BEREIDINGSTIPS
Groenten koken
• Gebruik verse groenten als dat mogelijk is. Als groenten slap zijn geworden doordat
deze te lang zijn bewaard, kunt u deze opfrissen door de groenten een tijdje in koud
water.
• Gebruik een grote schaal om groenten te koken, zodat de bodem van de schaal niet
door een te dikke laag wordt bedekt.
• Kook groenten bij voorkeur met het aanhangende water.
• Dek het gerecht altijd af met een deksel of met een huishoudfolie voor magnetrons.
• Voeg geen zout toe. De zouten die van nature in groenten aanwezig zijn, bieden
genoeg smaak. Als u zout moet toevoegen, doe dat dan na het kookproces.

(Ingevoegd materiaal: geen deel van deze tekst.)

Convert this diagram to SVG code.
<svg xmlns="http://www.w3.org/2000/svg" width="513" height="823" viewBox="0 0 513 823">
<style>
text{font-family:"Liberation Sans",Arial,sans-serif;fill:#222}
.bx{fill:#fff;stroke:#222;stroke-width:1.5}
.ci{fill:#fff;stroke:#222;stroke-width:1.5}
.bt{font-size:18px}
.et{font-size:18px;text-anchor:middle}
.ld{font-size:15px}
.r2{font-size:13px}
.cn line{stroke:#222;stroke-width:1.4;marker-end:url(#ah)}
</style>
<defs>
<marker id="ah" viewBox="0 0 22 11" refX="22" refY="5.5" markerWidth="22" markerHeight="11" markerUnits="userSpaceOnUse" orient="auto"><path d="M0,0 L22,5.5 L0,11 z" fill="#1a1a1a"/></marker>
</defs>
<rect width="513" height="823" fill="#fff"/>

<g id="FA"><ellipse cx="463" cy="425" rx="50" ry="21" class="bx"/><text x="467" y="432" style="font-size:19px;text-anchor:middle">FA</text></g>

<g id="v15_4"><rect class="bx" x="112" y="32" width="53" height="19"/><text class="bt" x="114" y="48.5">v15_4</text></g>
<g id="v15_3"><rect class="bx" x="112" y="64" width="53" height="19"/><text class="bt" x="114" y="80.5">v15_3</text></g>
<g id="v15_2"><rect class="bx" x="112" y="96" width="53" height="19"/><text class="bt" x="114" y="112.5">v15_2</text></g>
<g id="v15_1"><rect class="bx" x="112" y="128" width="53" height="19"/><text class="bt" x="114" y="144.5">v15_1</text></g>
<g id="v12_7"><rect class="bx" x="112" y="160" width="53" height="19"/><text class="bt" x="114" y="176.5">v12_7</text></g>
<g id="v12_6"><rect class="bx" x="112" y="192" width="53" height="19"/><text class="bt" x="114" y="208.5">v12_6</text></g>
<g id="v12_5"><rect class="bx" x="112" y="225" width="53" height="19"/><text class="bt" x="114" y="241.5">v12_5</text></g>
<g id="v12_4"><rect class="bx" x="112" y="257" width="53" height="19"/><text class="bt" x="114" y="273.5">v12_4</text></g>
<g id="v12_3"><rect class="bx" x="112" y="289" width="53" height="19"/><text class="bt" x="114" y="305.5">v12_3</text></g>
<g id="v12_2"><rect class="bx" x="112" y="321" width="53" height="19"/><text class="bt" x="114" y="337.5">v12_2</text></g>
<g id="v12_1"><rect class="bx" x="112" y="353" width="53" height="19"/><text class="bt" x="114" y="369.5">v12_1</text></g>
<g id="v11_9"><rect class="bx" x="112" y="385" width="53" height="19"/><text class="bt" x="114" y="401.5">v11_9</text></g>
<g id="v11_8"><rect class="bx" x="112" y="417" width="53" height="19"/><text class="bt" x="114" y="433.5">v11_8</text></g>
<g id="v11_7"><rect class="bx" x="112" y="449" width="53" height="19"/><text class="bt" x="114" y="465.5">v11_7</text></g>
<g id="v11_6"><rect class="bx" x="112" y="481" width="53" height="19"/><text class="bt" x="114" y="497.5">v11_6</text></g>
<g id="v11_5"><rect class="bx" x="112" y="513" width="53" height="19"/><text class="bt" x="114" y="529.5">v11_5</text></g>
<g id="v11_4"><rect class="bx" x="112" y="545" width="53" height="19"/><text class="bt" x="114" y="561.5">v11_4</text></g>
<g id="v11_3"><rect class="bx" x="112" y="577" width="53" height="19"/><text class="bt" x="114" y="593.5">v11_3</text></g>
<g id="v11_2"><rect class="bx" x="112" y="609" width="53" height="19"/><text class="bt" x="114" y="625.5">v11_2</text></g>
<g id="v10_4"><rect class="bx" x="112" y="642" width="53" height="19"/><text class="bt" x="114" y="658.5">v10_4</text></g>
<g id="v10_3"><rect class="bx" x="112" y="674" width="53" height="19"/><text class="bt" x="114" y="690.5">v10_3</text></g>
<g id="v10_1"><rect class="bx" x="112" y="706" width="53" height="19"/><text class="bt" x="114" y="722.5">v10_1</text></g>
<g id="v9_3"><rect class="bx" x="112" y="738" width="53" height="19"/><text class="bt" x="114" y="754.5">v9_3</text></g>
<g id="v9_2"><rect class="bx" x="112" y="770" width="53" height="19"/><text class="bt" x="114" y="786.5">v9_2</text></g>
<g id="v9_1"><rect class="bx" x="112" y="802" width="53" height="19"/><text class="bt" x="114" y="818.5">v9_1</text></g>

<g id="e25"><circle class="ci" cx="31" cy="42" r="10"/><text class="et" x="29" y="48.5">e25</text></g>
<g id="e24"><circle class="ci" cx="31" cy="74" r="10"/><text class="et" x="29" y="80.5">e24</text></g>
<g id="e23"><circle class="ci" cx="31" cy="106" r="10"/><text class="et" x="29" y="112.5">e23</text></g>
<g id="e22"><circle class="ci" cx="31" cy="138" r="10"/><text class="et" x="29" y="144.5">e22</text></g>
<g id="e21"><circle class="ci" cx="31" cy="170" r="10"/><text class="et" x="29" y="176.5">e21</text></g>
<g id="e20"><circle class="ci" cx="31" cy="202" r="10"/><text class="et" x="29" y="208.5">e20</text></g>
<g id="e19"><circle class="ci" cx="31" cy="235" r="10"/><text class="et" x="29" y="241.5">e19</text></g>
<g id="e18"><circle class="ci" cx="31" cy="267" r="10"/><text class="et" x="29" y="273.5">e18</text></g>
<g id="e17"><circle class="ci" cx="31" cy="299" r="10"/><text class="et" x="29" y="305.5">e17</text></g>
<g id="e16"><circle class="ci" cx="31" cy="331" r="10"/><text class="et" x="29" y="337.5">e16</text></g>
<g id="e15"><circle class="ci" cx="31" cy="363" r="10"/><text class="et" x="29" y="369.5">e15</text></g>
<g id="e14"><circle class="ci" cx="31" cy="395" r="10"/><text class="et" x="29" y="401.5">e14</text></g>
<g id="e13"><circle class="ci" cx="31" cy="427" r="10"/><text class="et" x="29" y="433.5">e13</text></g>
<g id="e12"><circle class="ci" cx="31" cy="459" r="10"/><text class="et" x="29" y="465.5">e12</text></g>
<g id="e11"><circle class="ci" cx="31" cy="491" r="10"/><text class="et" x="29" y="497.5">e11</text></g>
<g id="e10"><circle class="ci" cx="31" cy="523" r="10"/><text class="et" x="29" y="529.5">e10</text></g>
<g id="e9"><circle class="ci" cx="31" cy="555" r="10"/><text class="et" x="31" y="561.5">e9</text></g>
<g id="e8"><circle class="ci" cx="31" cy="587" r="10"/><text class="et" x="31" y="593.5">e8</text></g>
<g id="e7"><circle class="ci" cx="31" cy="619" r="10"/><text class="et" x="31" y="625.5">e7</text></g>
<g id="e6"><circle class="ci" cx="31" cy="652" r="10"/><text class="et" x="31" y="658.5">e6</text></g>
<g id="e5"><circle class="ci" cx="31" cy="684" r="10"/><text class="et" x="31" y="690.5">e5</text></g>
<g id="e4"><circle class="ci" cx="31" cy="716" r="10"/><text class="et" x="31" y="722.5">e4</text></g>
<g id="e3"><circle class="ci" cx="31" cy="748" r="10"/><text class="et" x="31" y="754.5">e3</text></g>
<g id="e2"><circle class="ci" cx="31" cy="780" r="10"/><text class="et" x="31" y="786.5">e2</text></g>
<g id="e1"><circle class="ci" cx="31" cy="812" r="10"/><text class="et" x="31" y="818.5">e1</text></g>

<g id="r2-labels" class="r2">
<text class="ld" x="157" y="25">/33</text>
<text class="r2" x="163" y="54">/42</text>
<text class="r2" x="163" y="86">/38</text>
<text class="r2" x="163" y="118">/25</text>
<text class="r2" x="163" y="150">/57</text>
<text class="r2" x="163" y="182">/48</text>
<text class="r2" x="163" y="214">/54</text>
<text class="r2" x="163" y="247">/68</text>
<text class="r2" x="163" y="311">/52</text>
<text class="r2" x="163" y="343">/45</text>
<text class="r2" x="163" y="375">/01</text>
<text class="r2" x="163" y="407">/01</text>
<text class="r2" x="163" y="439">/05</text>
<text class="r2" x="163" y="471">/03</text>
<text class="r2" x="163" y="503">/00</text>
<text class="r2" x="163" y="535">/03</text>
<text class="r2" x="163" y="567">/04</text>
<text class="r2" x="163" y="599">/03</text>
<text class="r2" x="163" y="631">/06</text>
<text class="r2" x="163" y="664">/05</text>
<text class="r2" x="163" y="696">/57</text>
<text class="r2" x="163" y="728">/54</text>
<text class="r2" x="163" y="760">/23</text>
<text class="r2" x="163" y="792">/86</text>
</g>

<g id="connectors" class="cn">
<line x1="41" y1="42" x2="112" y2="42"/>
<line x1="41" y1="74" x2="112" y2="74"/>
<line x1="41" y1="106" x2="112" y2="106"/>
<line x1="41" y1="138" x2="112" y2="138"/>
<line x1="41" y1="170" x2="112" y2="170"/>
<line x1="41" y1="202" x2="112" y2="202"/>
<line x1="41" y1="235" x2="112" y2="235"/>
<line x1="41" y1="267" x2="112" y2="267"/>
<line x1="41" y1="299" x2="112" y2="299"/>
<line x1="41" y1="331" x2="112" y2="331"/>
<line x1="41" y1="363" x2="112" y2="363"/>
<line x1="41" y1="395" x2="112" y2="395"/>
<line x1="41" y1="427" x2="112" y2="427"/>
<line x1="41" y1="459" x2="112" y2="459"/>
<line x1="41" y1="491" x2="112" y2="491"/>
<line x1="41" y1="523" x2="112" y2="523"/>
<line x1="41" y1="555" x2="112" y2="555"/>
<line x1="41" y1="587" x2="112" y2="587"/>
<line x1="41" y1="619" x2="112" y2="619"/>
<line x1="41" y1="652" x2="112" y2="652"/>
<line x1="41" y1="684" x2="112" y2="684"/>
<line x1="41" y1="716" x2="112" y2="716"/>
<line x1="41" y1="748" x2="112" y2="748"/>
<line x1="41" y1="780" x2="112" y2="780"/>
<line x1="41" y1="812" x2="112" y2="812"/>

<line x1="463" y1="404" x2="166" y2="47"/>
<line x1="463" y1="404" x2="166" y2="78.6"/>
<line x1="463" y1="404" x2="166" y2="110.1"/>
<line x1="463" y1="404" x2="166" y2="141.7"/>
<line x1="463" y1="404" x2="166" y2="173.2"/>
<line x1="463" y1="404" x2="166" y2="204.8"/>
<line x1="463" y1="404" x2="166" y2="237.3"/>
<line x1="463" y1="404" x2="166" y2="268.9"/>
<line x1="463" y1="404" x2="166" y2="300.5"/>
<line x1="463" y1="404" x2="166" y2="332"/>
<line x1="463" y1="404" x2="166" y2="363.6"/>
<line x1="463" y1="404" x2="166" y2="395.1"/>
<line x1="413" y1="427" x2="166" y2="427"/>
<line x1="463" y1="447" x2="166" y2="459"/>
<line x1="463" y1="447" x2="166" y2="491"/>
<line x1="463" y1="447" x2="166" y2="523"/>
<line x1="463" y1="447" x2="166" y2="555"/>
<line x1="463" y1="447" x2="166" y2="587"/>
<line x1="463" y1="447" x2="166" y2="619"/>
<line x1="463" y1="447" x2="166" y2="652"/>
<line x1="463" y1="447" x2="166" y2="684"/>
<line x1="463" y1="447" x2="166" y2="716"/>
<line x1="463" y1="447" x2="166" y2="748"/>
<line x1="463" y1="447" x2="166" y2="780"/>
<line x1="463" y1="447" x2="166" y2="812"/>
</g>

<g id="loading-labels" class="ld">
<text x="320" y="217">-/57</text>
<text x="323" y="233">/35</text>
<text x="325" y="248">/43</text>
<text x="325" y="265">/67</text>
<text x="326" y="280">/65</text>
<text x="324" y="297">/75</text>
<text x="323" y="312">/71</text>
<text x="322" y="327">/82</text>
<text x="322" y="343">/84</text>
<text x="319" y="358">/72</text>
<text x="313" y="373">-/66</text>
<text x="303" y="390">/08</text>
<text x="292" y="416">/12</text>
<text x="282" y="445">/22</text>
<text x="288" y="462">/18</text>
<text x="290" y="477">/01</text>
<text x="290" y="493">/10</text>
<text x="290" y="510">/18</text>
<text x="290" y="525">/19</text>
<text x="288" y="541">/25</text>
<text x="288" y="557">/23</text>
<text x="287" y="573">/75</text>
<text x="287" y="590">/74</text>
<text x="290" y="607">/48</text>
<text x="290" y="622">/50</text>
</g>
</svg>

• Kook groenten zo kort mogelijk. Laat groenten doorkoken nadat de magnetron
uitgeschakeld is.
• Controleer of de groenten gaar zijn door deze met een vork of spies in te prikken.
Vis bereiden
• Vis moet geleidelijk worden gekookt. Zet bij dunne vis, vette vis of kleine porties het
vermogensniveau daarom op 30%. In andere gevallen kunt u het vermogensniveau
veilig iets hoger zetten. Laat het voedsel echter doorkoken nadat de magnetron
uitgeschakeld is. Vis is gaar wanneer het visvlees ondoorschijnend is.